**Supplied data:**
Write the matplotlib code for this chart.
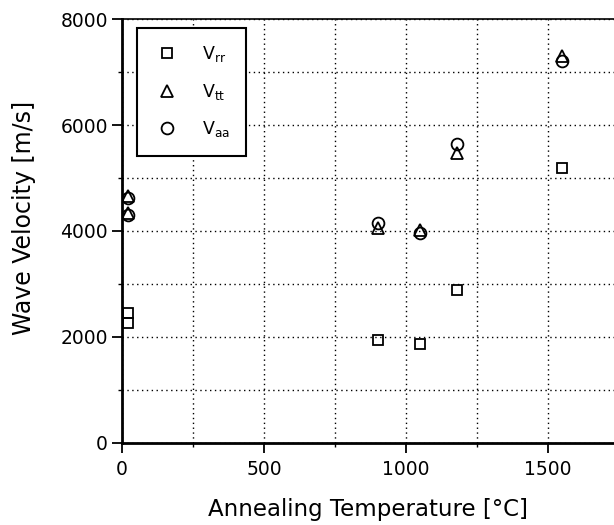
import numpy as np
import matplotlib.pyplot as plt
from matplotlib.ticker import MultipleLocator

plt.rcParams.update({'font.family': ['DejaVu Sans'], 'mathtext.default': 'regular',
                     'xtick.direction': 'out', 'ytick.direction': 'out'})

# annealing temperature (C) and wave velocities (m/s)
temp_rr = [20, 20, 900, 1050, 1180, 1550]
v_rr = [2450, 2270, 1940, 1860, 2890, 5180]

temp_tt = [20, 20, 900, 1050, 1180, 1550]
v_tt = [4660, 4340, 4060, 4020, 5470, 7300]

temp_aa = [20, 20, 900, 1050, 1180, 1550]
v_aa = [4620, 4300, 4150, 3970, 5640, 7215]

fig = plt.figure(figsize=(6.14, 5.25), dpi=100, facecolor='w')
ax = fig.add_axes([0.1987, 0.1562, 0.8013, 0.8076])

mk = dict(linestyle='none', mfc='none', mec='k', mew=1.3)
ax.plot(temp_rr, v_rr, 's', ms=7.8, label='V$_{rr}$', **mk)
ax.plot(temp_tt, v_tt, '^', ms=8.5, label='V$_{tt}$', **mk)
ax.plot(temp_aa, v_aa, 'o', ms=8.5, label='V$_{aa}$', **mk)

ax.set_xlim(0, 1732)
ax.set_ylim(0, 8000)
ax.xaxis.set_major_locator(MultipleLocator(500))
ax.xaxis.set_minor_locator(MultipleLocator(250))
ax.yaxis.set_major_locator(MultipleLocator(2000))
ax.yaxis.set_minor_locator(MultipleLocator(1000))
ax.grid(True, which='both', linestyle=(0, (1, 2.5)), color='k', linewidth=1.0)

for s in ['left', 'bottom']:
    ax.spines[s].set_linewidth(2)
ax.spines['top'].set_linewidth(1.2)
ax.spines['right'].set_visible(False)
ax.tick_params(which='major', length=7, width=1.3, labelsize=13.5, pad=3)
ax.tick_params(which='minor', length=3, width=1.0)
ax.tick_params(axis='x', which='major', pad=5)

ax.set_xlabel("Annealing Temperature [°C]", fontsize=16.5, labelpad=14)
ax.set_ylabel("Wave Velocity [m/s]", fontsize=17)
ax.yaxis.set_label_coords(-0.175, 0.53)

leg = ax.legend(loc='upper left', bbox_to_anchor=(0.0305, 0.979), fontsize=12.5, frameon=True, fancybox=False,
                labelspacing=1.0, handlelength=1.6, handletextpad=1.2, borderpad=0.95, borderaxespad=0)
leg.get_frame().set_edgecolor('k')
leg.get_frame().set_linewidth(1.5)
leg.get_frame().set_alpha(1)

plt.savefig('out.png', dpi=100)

**Task instructions:**
Write out an exact copy of the listing, first line through the line containing "from matplotlib.ticker import MultipleLocator", with the pictures left out.

**Result of this exercise:**
Write the matplotlib code for this chart.
import numpy as np
import matplotlib.pyplot as plt
from matplotlib.ticker import MultipleLocator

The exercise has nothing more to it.